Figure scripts
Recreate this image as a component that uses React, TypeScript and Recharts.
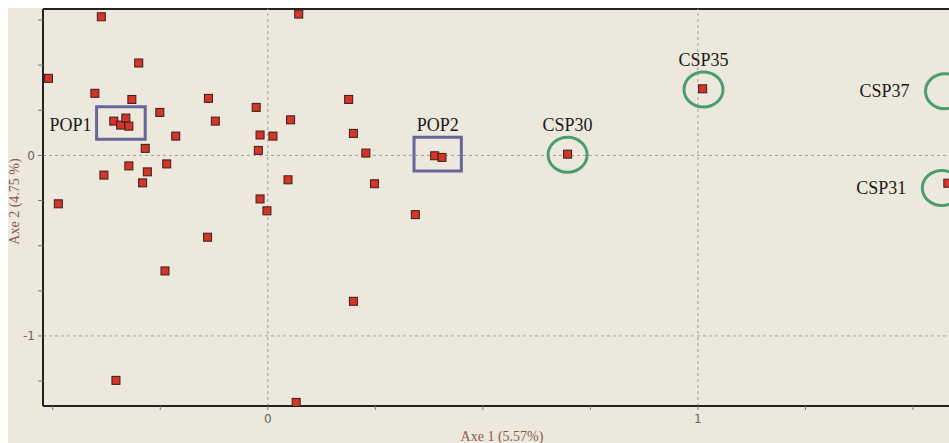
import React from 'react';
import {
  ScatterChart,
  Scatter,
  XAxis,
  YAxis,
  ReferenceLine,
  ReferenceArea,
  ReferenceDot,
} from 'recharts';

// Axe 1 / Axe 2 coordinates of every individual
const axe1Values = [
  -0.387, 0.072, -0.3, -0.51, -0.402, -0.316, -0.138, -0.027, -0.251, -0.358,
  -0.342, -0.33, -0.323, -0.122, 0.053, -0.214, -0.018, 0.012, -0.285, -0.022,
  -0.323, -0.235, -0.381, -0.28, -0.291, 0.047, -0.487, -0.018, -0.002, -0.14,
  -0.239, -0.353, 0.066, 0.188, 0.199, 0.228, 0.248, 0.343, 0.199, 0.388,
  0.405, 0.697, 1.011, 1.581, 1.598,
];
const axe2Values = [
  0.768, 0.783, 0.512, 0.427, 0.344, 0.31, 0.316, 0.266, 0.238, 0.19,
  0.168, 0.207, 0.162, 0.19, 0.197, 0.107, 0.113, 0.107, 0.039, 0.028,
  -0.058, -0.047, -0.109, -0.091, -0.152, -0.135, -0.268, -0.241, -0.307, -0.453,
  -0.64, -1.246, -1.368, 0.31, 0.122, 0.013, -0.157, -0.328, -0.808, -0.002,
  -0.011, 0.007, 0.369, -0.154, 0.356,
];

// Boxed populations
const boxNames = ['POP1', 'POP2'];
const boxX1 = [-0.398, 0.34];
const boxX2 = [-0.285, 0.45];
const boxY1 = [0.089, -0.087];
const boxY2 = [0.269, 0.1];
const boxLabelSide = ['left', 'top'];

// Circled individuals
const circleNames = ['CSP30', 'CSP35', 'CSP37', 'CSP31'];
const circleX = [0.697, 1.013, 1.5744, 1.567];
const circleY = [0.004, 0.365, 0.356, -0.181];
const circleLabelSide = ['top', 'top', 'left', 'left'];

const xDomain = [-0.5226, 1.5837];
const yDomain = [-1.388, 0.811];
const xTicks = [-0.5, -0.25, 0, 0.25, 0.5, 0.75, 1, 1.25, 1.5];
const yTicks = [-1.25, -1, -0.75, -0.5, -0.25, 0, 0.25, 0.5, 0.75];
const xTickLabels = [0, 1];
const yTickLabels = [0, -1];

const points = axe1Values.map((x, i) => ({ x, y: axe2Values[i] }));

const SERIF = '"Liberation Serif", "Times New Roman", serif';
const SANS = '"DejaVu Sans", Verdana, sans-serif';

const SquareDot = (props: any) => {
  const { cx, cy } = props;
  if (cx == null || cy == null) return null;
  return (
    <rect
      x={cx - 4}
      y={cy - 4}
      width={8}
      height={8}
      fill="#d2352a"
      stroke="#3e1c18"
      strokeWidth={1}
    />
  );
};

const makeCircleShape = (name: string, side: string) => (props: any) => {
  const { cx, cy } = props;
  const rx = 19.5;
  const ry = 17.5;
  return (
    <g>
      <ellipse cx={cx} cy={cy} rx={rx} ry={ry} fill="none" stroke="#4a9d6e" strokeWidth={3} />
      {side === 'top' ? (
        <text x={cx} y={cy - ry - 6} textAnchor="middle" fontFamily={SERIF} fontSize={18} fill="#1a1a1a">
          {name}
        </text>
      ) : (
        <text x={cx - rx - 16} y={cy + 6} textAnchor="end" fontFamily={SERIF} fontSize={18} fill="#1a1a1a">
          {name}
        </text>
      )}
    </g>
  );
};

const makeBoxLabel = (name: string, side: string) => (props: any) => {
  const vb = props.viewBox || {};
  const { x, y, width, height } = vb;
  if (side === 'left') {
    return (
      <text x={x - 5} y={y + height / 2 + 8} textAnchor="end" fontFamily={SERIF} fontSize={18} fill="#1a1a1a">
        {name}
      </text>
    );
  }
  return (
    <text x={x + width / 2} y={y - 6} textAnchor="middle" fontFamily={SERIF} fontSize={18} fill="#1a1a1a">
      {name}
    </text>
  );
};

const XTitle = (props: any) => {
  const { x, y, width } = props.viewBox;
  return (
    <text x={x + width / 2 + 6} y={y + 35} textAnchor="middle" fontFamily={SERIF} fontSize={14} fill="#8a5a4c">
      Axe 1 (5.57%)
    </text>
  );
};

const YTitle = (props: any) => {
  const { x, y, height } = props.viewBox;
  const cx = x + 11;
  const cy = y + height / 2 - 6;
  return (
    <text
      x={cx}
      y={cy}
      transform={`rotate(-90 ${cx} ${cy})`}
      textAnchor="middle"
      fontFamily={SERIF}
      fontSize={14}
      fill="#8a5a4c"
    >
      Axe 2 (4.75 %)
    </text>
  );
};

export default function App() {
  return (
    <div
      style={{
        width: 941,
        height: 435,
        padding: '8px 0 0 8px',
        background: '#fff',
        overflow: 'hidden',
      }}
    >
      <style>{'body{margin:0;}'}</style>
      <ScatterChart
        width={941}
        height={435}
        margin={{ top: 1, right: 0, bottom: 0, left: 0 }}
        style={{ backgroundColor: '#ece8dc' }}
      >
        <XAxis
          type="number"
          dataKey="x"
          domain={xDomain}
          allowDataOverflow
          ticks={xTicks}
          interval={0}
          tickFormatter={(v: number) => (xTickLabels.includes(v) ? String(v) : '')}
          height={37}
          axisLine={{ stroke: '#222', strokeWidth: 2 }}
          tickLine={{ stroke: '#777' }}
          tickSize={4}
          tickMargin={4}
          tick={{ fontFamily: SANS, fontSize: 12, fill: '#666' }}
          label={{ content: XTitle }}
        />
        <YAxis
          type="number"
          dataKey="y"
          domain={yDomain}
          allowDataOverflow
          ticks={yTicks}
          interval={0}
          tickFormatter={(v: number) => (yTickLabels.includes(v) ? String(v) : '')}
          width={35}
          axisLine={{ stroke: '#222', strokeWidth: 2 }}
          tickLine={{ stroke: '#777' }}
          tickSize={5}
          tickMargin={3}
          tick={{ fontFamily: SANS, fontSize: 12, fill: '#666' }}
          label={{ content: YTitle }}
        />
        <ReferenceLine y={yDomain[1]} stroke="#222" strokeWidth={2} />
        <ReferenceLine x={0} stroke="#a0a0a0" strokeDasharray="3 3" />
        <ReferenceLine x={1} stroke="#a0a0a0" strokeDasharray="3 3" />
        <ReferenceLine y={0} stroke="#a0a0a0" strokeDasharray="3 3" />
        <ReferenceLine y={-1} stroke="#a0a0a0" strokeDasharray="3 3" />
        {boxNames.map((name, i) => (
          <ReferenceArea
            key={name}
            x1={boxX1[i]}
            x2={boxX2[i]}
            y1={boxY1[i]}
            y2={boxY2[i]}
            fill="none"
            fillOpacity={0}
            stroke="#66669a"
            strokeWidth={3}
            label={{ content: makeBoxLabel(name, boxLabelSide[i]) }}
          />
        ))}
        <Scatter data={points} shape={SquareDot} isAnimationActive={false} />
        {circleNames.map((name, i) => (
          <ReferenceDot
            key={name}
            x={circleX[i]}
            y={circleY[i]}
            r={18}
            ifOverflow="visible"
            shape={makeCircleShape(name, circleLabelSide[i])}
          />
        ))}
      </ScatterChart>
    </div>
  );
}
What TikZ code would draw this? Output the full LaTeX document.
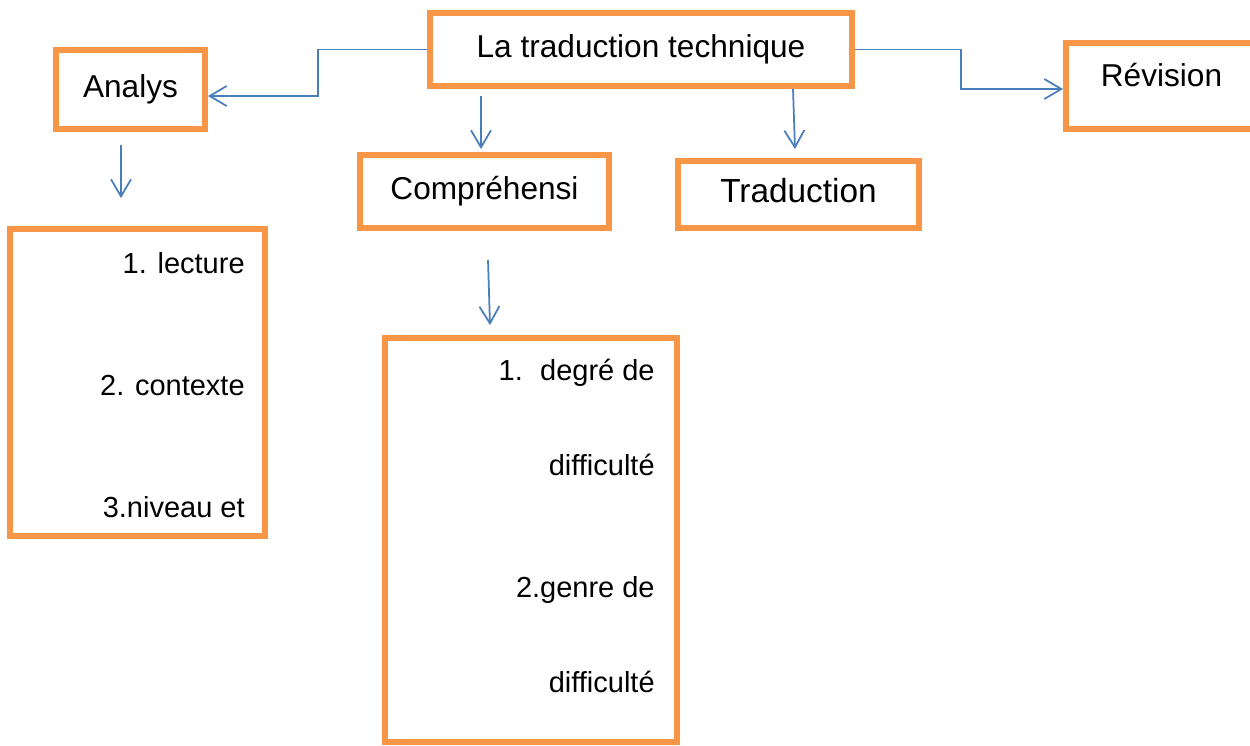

Stated problem -
Pictures stay out. Print the data exactly, from its first line through the line containing "const boxLabelSide = ['left', 'top'];".

The reply -
Recreate this image as a component that uses React, TypeScript and Recharts.
import React from 'react';
import {
  ScatterChart,
  Scatter,
  XAxis,
  YAxis,
  ReferenceLine,
  ReferenceArea,
  ReferenceDot,
} from 'recharts';

// Axe 1 / Axe 2 coordinates of every individual
const axe1Values = [
  -0.387, 0.072, -0.3, -0.51, -0.402, -0.316, -0.138, -0.027, -0.251, -0.358,
  -0.342, -0.33, -0.323, -0.122, 0.053, -0.214, -0.018, 0.012, -0.285, -0.022,
  -0.323, -0.235, -0.381, -0.28, -0.291, 0.047, -0.487, -0.018, -0.002, -0.14,
  -0.239, -0.353, 0.066, 0.188, 0.199, 0.228, 0.248, 0.343, 0.199, 0.388,
  0.405, 0.697, 1.011, 1.581, 1.598,
];
const axe2Values = [
  0.768, 0.783, 0.512, 0.427, 0.344, 0.31, 0.316, 0.266, 0.238, 0.19,
  0.168, 0.207, 0.162, 0.19, 0.197, 0.107, 0.113, 0.107, 0.039, 0.028,
  -0.058, -0.047, -0.109, -0.091, -0.152, -0.135, -0.268, -0.241, -0.307, -0.453,
  -0.64, -1.246, -1.368, 0.31, 0.122, 0.013, -0.157, -0.328, -0.808, -0.002,
  -0.011, 0.007, 0.369, -0.154, 0.356,
];

// Boxed populations
const boxNames = ['POP1', 'POP2'];
const boxX1 = [-0.398, 0.34];
const boxX2 = [-0.285, 0.45];
const boxY1 = [0.089, -0.087];
const boxY2 = [0.269, 0.1];
const boxLabelSide = ['left', 'top'];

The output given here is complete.